Tech revolution will free accountants from their staid life
FEW professions have a more staid image than accounting. Stereotypes range from “boring” to “bean counter”, with little alignment to personal or business goals.
It may come as a surprise, then, that accountants are probably more prepared for the technology revolution than most professions — and precisely because they are aligned with their clients’ needs.
A survey conducted by World Wide Worx for Xero, the UKheadquartered small-business accounting software company started in New Zealand, reveals that the vast majority of South African accountants are gearing up for the future.
Of 200 accounting firms surveyed for the South Africa State of Accounts study, 88% agreed that in-depth knowledge of technology and automation would be crucial to their success in the next three years. That was a remarkably similar figure to the 87% of small and medium enterprises that preferred to work with accountants who understood technology.
The relationship may not remain so cosy. Of 400 South African SME decision-makers interviewed, almost a third believed that technology could automate accounting so much within 10 years that they may not need accountants. Already, data entry and bank-statement processing is done by software.
That doesn’t mean the profession will be redundant. The most telling finding was that a quarter of SMEs regularly ask their accountants for non-accounting advice. In other words, many accountants are evolving into business consultants, as the technology frees up the time they would have spent on “bean-counting”.
And this is about to accelerate. When choosing accountants, say no less than 62% of the SMEs, the potential for “added value” receives the highest possible importance rating.

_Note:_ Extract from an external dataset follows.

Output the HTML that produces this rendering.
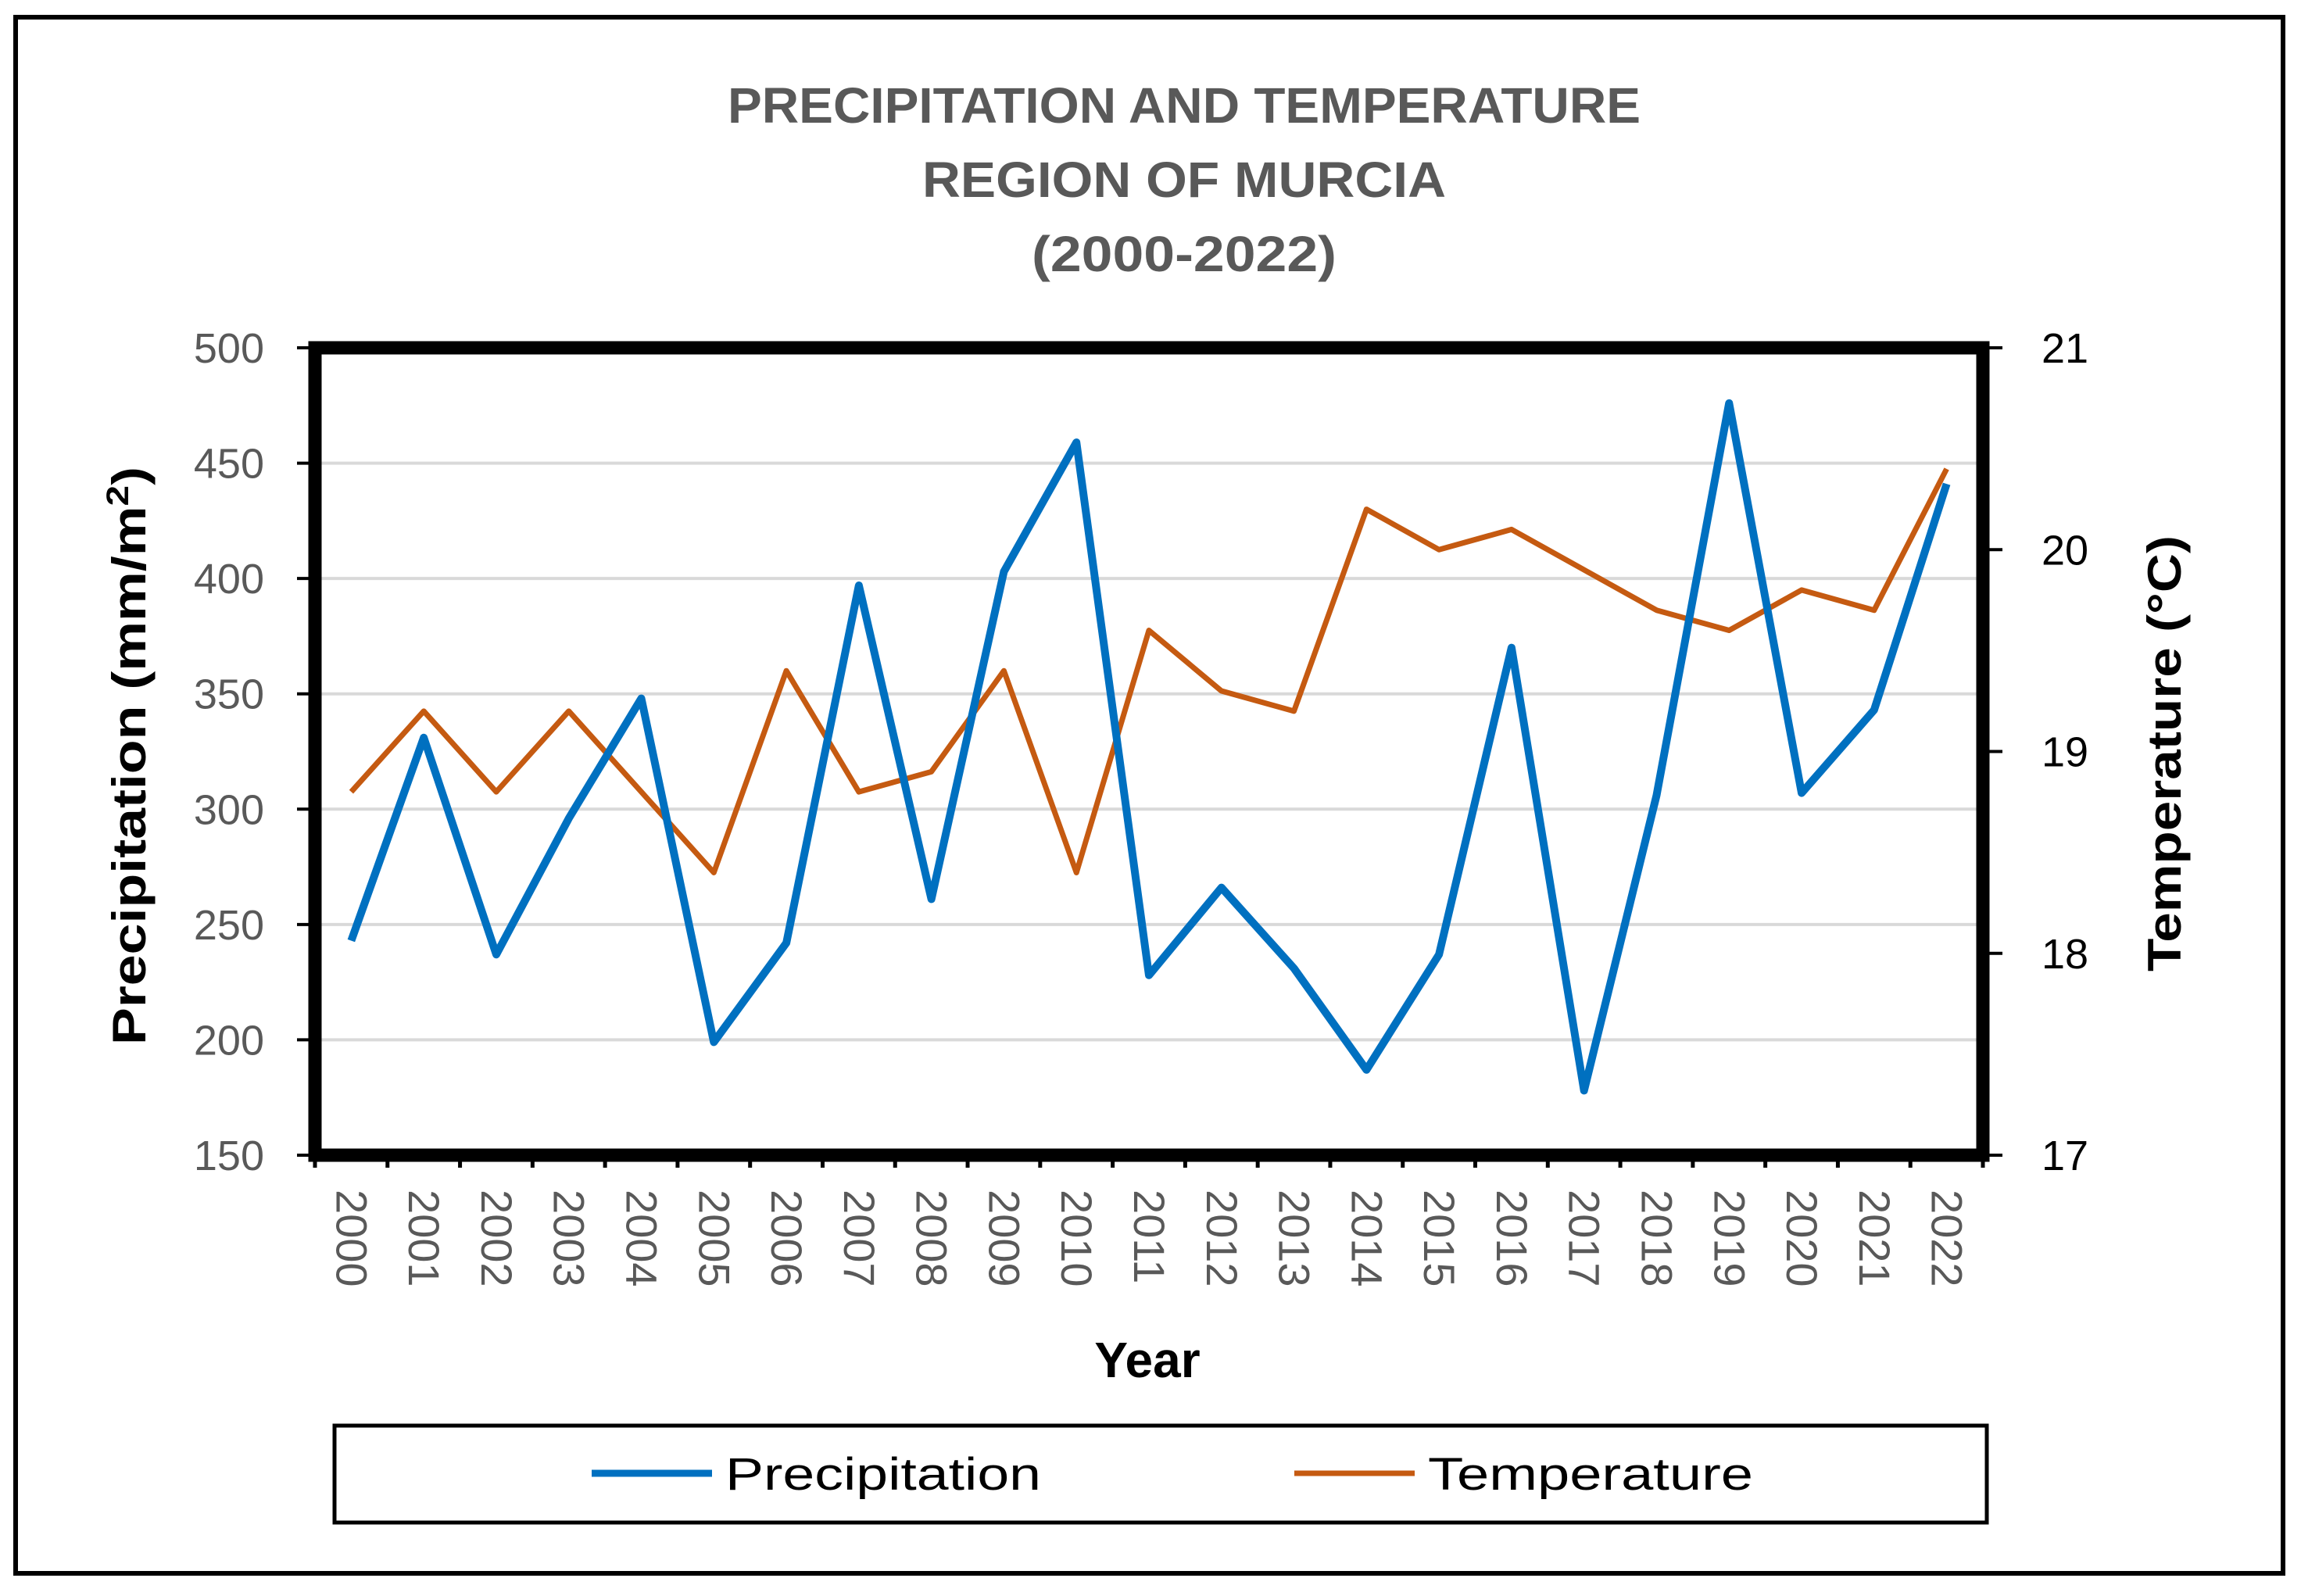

Moreover, 65% of SME owners already regard their accountants as their most trusted advisers.
Business advice is core to these expectations, but so is the ability to forecast — rated as very important by more than half of respondents.
Of course, training will be critical: 80% of accountants acknowledge they’ll need some in the next five years to adapt.
There is a massive positive spin-off for accountants using technology to its full potential: speed of response. Seven out of 10 SME owners cite this as a deciding factor when finding professionals.
Then there is the ultimate benefit: breaking away from the all-work-and-no-play image of accountants. As the report says: “In 2017, an industry professional no longer has to work a punishing eight-to-five schedule in a drab, grey office: they can work remotely from home, on public transport, or the beach — within business hours of their own choosing.”
Contrary to the stereotype, accountants do have a life. And more than two-thirds of those responding to the survey said that increased flexibility in hours would have benefits outside the office, as in raising children.
Thanks to software automation doing mundane tasks, the report concludes, services can be provided outside a conventional time frame. It also creates a new category for this profession: the “on-demand accountant”.
The next big shift in accounting technology will probably be around artificial intelligence, which sounds even more threatening. But accountants may just be ready for it.